Through sheer luck I got my first field experience in California on the “Blood Alley” Highway 101 project in southern San Jose. This eventually led me to the anthropology department at San Jose State University, where I became a graduate student. It was at San Jose State that I was either taught or came in contact with many prominent California archaeologists including James Bennyhoff, Steve Dietz, Dave Fredrickson, Bert Gerow, Bill Hildebrandt, Tom Origer, and Claude Warren, to name a few. During my graduate school years I gathered a great deal of field experience working for a variety of agencies including the NPS in Yosemite, California Department of Transportation (Caltrans) in the Bay Area, the U.S. Forest Service on the Mendocino National Forest, the anthropology lab at Sonoma State and many private firms.

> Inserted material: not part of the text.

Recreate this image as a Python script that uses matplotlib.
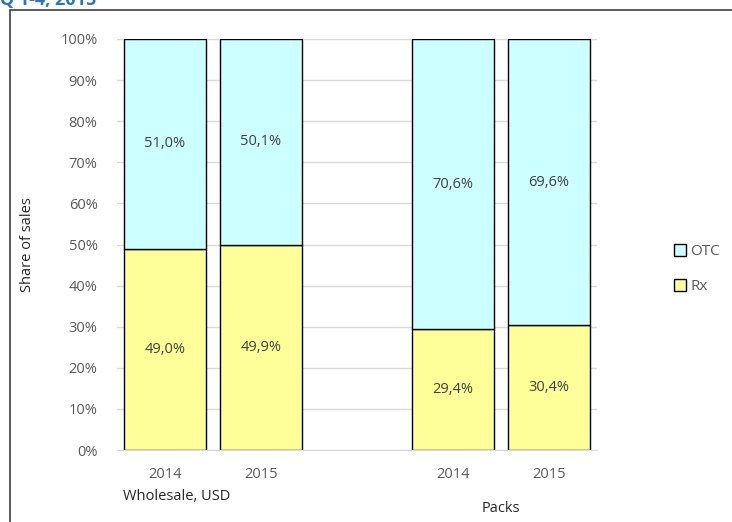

After receiving my master's degree from San Jose State I returned to NPS where I spent two years as the assistant Park archaeologist at four northern California national parks. After a four-year period of working and living on the central coast, where I have done my most important work and research, I returned to the Bay Area with Caltrans as an Associate Archaeologist for the Environmental Branch of District 4. In the last 15 years or so I have also managed to gain some valuable field experience in Denmark, France, Mexico and Peru, and most recently returned New Mexico completing the circle I started some 25 years ago.

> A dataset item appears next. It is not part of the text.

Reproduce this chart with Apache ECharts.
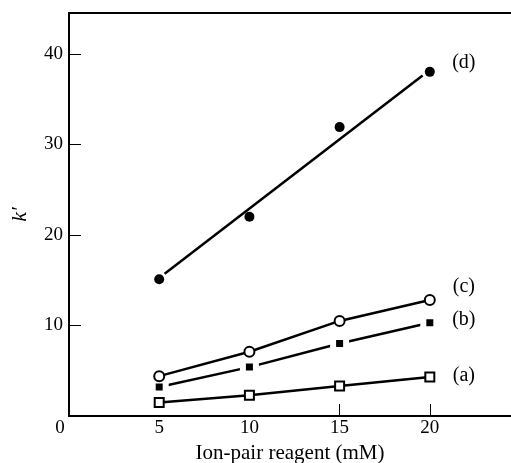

RESEARCH: There are few areas of California prehistory in which I do not find some kind of interest, but lately have now become more focused on the very earliest periods of California prehistory. My master's thesis on the early inhabitants of the Bay Area introduced me to this topic and over the years I have been fortunate to work on several important sites of great antiquity including Cross Creek (CA-SLO-1797), a 10,000 year old deposit on which I directed excavations for the Department of Water Resources. I am very interested in the Late Pleistocene/ Early Holocene Transition period and how the Californian archaeological record of this time articulates with the colonization of the New World.
I have come to the Cultural Heritage Section of DPR after five and a half years at Caltrans and am very excited about the opportunity to work for an organization whose stated purpose is to preserve California’s invaluable, and irreplaceable, cultural resources.